GIVEN EXERCISE: Write out the data again exactly, skipping every picture.
_ _ _ _ _ _ _
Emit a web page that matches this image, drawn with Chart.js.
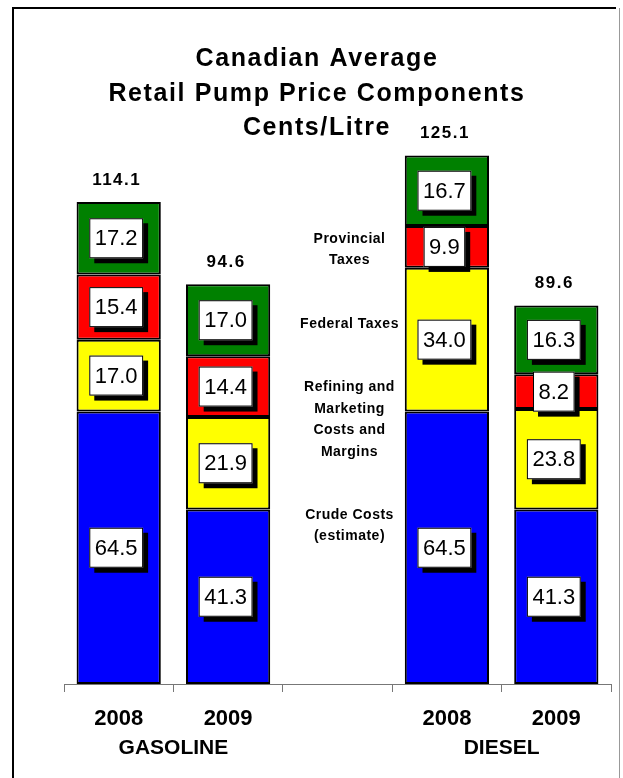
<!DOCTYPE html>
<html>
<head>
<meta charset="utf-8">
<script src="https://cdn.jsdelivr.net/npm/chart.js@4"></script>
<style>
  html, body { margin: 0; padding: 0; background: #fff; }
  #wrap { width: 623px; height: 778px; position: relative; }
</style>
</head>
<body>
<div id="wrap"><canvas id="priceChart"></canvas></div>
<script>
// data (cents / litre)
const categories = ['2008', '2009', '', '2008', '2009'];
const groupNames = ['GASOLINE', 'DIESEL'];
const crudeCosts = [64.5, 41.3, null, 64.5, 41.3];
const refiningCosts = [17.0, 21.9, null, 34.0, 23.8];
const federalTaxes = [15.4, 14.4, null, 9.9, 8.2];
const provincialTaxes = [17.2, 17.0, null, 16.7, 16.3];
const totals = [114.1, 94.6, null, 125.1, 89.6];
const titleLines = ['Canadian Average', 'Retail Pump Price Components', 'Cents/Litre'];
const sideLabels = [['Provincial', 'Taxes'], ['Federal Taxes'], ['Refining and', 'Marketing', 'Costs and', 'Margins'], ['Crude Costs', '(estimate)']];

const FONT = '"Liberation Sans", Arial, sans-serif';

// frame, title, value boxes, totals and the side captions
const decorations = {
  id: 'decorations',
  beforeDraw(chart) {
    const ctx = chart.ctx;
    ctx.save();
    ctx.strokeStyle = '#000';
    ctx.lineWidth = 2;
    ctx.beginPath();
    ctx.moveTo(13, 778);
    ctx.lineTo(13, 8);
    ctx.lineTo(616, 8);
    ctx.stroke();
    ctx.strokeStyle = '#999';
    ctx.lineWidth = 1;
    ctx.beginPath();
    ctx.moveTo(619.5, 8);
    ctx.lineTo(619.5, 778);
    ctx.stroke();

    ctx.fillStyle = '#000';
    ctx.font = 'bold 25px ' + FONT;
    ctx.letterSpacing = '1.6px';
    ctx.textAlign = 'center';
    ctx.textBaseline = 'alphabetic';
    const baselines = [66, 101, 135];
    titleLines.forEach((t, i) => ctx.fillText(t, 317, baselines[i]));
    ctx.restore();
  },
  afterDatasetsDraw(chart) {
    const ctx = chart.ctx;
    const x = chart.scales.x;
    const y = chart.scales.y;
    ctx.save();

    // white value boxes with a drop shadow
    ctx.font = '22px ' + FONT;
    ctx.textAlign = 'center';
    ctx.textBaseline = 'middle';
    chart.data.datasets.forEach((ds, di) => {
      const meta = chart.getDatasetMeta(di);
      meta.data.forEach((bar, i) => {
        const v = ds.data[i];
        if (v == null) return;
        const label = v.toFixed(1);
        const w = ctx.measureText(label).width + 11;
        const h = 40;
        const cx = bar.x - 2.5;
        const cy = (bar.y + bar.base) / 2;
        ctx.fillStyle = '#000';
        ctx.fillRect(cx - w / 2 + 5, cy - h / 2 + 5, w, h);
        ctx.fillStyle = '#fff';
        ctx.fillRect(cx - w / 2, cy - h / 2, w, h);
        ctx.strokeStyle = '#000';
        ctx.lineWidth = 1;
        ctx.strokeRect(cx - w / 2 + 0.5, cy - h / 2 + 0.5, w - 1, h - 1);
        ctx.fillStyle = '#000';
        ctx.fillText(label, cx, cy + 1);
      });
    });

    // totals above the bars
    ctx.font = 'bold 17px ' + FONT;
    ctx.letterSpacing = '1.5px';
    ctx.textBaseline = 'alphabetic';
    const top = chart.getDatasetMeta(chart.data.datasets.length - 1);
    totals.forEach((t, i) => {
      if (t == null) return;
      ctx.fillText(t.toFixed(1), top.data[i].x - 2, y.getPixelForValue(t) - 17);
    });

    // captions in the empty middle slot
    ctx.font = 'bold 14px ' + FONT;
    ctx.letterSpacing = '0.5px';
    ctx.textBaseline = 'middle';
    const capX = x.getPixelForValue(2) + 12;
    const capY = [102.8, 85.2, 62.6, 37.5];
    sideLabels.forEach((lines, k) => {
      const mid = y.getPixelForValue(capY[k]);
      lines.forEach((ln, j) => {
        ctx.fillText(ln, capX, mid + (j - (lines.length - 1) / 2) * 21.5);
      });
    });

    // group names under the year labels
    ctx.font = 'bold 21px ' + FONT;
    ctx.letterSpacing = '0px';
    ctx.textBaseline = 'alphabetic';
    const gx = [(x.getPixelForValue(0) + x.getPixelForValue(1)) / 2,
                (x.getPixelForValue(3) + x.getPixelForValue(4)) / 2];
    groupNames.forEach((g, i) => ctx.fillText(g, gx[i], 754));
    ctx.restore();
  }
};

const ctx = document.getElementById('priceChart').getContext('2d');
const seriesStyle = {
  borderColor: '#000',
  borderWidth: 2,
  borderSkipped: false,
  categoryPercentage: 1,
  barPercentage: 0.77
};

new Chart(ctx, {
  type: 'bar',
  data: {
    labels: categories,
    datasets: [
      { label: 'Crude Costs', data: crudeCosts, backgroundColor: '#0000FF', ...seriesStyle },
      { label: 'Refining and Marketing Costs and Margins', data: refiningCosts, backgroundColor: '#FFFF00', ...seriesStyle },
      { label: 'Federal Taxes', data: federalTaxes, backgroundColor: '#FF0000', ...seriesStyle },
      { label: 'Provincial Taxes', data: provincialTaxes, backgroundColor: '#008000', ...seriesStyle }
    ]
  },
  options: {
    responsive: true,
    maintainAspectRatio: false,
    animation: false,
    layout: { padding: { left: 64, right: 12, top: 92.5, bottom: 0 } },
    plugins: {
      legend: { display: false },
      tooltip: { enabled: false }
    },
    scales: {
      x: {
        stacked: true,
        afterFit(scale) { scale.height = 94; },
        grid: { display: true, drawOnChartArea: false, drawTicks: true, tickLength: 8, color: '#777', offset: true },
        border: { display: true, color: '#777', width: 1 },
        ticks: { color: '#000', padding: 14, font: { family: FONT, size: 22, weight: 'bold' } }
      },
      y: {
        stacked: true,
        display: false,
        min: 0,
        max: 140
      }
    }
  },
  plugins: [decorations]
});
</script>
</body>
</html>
_ _ _ _ _ _ _
FINISHED EXERCISE:
Emit a web page that matches this image, drawn with Chart.js.
<!DOCTYPE html>
<html>
<head>
<meta charset="utf-8">
<script src="https://cdn.jsdelivr.net/npm/chart.js@4"></script>
<style>
  html, body { margin: 0; padding: 0; background: #fff; }
  #wrap { width: 623px; height: 778px; position: relative; }
</style>
</head>
<body>
<div id="wrap"><canvas id="priceChart"></canvas></div>
<script>
// data (cents / litre)
const categories = ['2008', '2009', '', '2008', '2009'];
const groupNames = ['GASOLINE', 'DIESEL'];
const crudeCosts = [64.5, 41.3, null, 64.5, 41.3];
const refiningCosts = [17.0, 21.9, null, 34.0, 23.8];
const federalTaxes = [15.4, 14.4, null, 9.9, 8.2];
const provincialTaxes = [17.2, 17.0, null, 16.7, 16.3];
const totals = [114.1, 94.6, null, 125.1, 89.6];
const titleLines = ['Canadian Average', 'Retail Pump Price Components', 'Cents/Litre'];
const sideLabels = [['Provincial', 'Taxes'], ['Federal Taxes'], ['Refining and', 'Marketing', 'Costs and', 'Margins'], ['Crude Costs', '(estimate)']];

const FONT = '"Liberation Sans", Arial, sans-serif';

// frame, title, value boxes, totals and the side captions
const decorations = {
  id: 'decorations',
  beforeDraw(chart) {
    const ctx = chart.ctx;
    ctx.save();
    ctx.strokeStyle = '#000';
    ctx.lineWidth = 2;
    ctx.beginPath();
    ctx.moveTo(13, 778);
    ctx.lineTo(13, 8);
    ctx.lineTo(616, 8);
    ctx.stroke();
    ctx.strokeStyle = '#999';
    ctx.lineWidth = 1;
    ctx.beginPath();
    ctx.moveTo(619.5, 8);
    ctx.lineTo(619.5, 778);
    ctx.stroke();

    ctx.fillStyle = '#000';
    ctx.font = 'bold 25px ' + FONT;
    ctx.letterSpacing = '1.6px';
    ctx.textAlign = 'center';
    ctx.textBaseline = 'alphabetic';
    const baselines = [66, 101, 135];
    titleLines.forEach((t, i) => ctx.fillText(t, 317, baselines[i]));
    ctx.restore();
  },
  afterDatasetsDraw(chart) {
    const ctx = chart.ctx;
    const x = chart.scales.x;
    const y = chart.scales.y;
    ctx.save();

    // white value boxes with a drop shadow
    ctx.font = '22px ' + FONT;
    ctx.textAlign = 'center';
    ctx.textBaseline = 'middle';
    chart.data.datasets.forEach((ds, di) => {
      const meta = chart.getDatasetMeta(di);
      meta.data.forEach((bar, i) => {
        const v = ds.data[i];
        if (v == null) return;
        const label = v.toFixed(1);
        const w = ctx.measureText(label).width + 11;
        const h = 40;
        const cx = bar.x - 2.5;
        const cy = (bar.y + bar.base) / 2;
        ctx.fillStyle = '#000';
        ctx.fillRect(cx - w / 2 + 5, cy - h / 2 + 5, w, h);
        ctx.fillStyle = '#fff';
        ctx.fillRect(cx - w / 2, cy - h / 2, w, h);
        ctx.strokeStyle = '#000';
        ctx.lineWidth = 1;
        ctx.strokeRect(cx - w / 2 + 0.5, cy - h / 2 + 0.5, w - 1, h - 1);
        ctx.fillStyle = '#000';
        ctx.fillText(label, cx, cy + 1);
      });
    });

    // totals above the bars
    ctx.font = 'bold 17px ' + FONT;
    ctx.letterSpacing = '1.5px';
    ctx.textBaseline = 'alphabetic';
    const top = chart.getDatasetMeta(chart.data.datasets.length - 1);
    totals.forEach((t, i) => {
      if (t == null) return;
      ctx.fillText(t.toFixed(1), top.data[i].x - 2, y.getPixelForValue(t) - 17);
    });

    // captions in the empty middle slot
    ctx.font = 'bold 14px ' + FONT;
    ctx.letterSpacing = '0.5px';
    ctx.textBaseline = 'middle';
    const capX = x.getPixelForValue(2) + 12;
    const capY = [102.8, 85.2, 62.6, 37.5];
    sideLabels.forEach((lines, k) => {
      const mid = y.getPixelForValue(capY[k]);
      lines.forEach((ln, j) => {
        ctx.fillText(ln, capX, mid + (j - (lines.length - 1) / 2) * 21.5);
      });
    });

    // group names under the year labels
    ctx.font = 'bold 21px ' + FONT;
    ctx.letterSpacing = '0px';
    ctx.textBaseline = 'alphabetic';
    const gx = [(x.getPixelForValue(0) + x.getPixelForValue(1)) / 2,
                (x.getPixelForValue(3) + x.getPixelForValue(4)) / 2];
    groupNames.forEach((g, i) => ctx.fillText(g, gx[i], 754));
    ctx.restore();
  }
};

const ctx = document.getElementById('priceChart').getContext('2d');
const seriesStyle = {
  borderColor: '#000',
  borderWidth: 2,
  borderSkipped: false,
  categoryPercentage: 1,
  barPercentage: 0.77
};

new Chart(ctx, {
  type: 'bar',
  data: {
    labels: categories,
    datasets: [
      { label: 'Crude Costs', data: crudeCosts, backgroundColor: '#0000FF', ...seriesStyle },
      { label: 'Refining and Marketing Costs and Margins', data: refiningCosts, backgroundColor: '#FFFF00', ...seriesStyle },
      { label: 'Federal Taxes', data: federalTaxes, backgroundColor: '#FF0000', ...seriesStyle },
      { label: 'Provincial Taxes', data: provincialTaxes, backgroundColor: '#008000', ...seriesStyle }
    ]
  },
  options: {
    responsive: true,
    maintainAspectRatio: false,
    animation: false,
    layout: { padding: { left: 64, right: 12, top: 92.5, bottom: 0 } },
    plugins: {
      legend: { display: false },
      tooltip: { enabled: false }
    },
    scales: {
      x: {
        stacked: true,
        afterFit(scale) { scale.height = 94; },
        grid: { display: true, drawOnChartArea: false, drawTicks: true, tickLength: 8, color: '#777', offset: true },
        border: { display: true, color: '#777', width: 1 },
        ticks: { color: '#000', padding: 14, font: { family: FONT, size: 22, weight: 'bold' } }
      },
      y: {
        stacked: true,
        display: false,
        min: 0,
        max: 140
      }
    }
  },
  plugins: [decorations]
});
</script>
</body>
</html>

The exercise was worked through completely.